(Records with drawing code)
★ ★ ★ ★ ★ ★ ★
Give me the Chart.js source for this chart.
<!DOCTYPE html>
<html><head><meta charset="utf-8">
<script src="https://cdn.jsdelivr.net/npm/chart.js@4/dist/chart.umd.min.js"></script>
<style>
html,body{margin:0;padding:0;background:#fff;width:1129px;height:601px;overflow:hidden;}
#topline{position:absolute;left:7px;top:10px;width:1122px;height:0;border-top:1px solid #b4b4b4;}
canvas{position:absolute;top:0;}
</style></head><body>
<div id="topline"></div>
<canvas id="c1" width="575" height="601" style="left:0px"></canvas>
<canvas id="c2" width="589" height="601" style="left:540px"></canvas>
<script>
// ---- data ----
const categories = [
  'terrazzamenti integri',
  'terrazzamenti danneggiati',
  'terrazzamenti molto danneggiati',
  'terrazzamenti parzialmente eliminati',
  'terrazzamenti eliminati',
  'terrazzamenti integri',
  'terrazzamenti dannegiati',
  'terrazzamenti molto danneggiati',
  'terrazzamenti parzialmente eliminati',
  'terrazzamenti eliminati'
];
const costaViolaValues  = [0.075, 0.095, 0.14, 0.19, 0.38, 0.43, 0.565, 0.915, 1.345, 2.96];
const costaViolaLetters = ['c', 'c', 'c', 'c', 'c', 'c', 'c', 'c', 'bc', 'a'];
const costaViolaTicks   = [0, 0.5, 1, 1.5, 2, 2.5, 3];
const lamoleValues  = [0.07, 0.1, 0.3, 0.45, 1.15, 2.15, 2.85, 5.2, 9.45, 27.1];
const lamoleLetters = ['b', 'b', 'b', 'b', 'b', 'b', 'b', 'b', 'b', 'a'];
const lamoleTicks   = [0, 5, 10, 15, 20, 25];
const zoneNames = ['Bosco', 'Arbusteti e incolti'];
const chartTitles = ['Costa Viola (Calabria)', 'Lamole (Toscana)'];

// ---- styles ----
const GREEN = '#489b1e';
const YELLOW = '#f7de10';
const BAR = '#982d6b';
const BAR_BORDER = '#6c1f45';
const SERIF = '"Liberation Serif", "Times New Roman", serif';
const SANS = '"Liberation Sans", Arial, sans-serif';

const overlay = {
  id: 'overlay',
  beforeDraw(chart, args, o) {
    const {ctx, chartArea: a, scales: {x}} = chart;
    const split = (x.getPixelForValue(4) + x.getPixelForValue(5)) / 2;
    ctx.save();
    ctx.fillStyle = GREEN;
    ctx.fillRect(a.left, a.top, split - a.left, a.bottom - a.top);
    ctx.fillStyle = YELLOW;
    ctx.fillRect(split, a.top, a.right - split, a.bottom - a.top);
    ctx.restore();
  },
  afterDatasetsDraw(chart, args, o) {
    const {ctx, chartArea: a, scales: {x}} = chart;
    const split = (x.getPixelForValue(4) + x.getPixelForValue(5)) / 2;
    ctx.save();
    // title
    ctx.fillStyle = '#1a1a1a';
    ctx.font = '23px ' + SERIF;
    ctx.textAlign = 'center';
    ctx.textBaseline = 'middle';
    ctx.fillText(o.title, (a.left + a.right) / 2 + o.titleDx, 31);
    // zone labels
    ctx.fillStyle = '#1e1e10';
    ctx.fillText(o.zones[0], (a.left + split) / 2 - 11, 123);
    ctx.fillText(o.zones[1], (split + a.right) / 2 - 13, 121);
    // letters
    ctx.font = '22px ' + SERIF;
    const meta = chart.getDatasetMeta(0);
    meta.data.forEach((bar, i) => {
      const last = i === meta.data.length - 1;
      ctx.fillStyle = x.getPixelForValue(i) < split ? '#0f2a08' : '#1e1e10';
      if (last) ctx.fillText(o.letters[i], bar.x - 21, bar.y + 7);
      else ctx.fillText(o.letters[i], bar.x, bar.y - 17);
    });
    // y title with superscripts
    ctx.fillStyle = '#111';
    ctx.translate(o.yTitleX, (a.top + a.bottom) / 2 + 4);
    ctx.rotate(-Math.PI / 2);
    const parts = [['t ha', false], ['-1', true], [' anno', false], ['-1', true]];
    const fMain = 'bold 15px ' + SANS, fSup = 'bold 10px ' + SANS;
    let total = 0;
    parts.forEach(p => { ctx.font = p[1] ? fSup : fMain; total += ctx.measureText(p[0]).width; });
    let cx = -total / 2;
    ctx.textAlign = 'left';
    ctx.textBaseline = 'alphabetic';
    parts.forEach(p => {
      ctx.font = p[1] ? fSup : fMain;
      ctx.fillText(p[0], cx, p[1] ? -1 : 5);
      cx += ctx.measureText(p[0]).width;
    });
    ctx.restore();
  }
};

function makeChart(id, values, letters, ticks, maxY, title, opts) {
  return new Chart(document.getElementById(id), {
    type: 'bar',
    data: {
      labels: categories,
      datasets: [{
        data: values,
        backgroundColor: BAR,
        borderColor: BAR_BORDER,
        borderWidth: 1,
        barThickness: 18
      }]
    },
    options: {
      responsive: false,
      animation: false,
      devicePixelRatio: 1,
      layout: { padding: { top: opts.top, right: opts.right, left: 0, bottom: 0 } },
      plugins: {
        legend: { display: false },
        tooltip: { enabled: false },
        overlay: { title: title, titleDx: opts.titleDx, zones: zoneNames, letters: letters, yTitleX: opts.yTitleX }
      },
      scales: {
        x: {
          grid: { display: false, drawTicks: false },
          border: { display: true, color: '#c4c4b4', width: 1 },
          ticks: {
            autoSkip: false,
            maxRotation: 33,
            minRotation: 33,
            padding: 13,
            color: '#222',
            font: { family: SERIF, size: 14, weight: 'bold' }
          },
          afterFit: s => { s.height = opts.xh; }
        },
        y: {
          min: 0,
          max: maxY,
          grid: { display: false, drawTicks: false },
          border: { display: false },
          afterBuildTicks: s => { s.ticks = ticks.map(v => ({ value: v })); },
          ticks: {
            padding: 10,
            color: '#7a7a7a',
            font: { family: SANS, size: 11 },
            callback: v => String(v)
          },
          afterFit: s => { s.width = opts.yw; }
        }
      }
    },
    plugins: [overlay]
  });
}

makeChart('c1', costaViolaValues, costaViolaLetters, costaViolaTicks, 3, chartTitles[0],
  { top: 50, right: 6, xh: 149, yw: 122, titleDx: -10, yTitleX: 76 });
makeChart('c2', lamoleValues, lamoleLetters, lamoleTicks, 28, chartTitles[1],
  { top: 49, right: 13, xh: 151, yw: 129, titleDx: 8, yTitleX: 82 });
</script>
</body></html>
★ ★ ★ ★ ★ ★ ★
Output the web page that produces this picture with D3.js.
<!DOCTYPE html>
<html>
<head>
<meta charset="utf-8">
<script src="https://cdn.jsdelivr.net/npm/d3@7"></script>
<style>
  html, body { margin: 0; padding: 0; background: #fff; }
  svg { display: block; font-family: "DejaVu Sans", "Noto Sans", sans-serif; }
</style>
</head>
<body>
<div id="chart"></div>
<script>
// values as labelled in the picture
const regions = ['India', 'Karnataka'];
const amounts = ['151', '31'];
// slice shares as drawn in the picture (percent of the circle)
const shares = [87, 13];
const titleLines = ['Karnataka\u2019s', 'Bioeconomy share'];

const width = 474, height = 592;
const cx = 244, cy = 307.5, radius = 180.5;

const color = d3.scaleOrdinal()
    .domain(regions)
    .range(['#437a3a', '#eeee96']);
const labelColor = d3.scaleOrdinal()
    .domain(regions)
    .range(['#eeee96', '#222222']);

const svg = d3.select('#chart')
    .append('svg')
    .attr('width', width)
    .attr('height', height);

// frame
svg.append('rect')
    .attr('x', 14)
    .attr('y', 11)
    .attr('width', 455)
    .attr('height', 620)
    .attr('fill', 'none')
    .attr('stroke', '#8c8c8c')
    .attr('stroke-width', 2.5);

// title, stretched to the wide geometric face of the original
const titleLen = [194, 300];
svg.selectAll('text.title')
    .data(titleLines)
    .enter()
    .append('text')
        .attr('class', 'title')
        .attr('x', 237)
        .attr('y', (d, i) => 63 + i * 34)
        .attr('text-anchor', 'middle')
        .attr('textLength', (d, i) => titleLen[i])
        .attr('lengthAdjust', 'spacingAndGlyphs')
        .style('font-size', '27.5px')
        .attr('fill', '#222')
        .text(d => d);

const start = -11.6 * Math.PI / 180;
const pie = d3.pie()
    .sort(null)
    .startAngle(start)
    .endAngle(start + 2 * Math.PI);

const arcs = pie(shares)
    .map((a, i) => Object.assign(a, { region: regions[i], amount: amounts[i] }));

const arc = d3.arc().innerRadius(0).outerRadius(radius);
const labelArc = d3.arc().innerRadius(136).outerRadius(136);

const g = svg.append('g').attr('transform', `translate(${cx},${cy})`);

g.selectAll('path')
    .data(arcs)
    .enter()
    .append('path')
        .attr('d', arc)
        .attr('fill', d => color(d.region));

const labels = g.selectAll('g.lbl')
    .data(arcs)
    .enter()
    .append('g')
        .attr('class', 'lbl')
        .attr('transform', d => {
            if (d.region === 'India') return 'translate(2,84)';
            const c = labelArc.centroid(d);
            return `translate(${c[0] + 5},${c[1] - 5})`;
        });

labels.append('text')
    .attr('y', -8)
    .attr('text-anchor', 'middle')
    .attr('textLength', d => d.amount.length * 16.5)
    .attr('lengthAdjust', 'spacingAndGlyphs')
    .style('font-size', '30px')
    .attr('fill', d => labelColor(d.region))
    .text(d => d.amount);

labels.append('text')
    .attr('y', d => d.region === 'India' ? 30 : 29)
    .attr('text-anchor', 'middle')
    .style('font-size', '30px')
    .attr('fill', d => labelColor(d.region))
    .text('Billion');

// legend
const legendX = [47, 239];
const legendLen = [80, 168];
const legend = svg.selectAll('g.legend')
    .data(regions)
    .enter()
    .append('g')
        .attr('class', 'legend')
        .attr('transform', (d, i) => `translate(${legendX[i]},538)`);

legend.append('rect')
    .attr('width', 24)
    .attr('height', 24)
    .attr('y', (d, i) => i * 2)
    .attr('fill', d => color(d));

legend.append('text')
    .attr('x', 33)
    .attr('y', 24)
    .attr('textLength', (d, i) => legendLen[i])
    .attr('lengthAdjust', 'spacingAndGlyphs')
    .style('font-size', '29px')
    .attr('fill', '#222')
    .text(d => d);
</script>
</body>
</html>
★ ★ ★ ★ ★ ★ ★
■ **REQUIREMENT**:
Look through the listing above. Pick out each line with "picture" and copy it.

■ **THE COMPLETED TASK**:
Output the web page that produces this picture with D3.js.
// values as labelled in the picture
// slice shares as drawn in the picture (percent of the circle)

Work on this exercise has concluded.